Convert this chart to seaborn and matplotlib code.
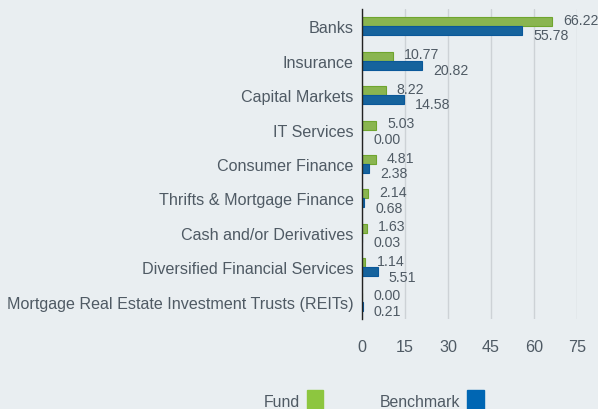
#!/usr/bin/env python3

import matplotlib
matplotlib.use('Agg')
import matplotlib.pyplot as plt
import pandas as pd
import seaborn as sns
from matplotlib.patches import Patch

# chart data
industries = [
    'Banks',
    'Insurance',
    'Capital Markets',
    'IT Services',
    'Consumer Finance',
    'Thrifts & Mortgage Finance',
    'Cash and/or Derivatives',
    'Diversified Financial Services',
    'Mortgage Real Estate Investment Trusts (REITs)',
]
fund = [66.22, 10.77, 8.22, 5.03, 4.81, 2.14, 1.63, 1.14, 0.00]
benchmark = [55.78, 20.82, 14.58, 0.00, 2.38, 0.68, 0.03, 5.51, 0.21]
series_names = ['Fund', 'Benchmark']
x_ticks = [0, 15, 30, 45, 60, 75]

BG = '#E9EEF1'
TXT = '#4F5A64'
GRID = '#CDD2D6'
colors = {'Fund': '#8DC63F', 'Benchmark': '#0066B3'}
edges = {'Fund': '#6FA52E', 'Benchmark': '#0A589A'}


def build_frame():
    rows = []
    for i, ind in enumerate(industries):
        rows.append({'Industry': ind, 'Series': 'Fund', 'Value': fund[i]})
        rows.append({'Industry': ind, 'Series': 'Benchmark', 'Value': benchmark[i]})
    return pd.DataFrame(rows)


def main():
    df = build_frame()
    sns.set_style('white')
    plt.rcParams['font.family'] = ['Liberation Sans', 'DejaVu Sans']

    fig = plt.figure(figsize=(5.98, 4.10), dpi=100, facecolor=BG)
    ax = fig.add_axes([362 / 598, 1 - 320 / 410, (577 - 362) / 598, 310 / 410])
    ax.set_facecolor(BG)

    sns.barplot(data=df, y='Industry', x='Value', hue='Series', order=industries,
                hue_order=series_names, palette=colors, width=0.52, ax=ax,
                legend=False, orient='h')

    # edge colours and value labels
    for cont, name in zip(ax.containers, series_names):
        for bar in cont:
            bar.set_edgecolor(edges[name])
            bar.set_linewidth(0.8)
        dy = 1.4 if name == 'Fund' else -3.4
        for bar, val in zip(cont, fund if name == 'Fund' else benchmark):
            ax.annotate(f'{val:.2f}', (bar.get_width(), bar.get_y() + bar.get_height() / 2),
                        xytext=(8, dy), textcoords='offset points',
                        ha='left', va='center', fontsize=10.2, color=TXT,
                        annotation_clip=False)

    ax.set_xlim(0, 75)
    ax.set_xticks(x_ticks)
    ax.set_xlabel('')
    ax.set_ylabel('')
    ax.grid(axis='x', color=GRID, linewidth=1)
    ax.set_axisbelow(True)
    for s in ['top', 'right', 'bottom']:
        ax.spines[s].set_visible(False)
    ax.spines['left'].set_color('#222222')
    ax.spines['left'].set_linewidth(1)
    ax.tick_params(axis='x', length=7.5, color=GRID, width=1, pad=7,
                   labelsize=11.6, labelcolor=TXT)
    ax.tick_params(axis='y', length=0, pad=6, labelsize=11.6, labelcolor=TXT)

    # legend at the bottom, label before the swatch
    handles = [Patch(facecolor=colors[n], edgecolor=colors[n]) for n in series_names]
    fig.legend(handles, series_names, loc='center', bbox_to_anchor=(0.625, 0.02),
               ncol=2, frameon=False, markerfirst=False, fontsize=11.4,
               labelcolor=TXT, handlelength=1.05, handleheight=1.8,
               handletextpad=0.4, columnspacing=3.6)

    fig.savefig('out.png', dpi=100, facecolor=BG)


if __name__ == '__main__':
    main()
--------
• [TASK TO CARRY OUT] Reproduce exactly the run of lines that opens the listing and closes with the line holding "from matplotlib.patches import Patch". Pictures are excluded.

• [OUTPUT BELOW]
Convert this chart to seaborn and matplotlib code.
#!/usr/bin/env python3

import matplotlib
matplotlib.use('Agg')
import matplotlib.pyplot as plt
import pandas as pd
import seaborn as sns
from matplotlib.patches import Patch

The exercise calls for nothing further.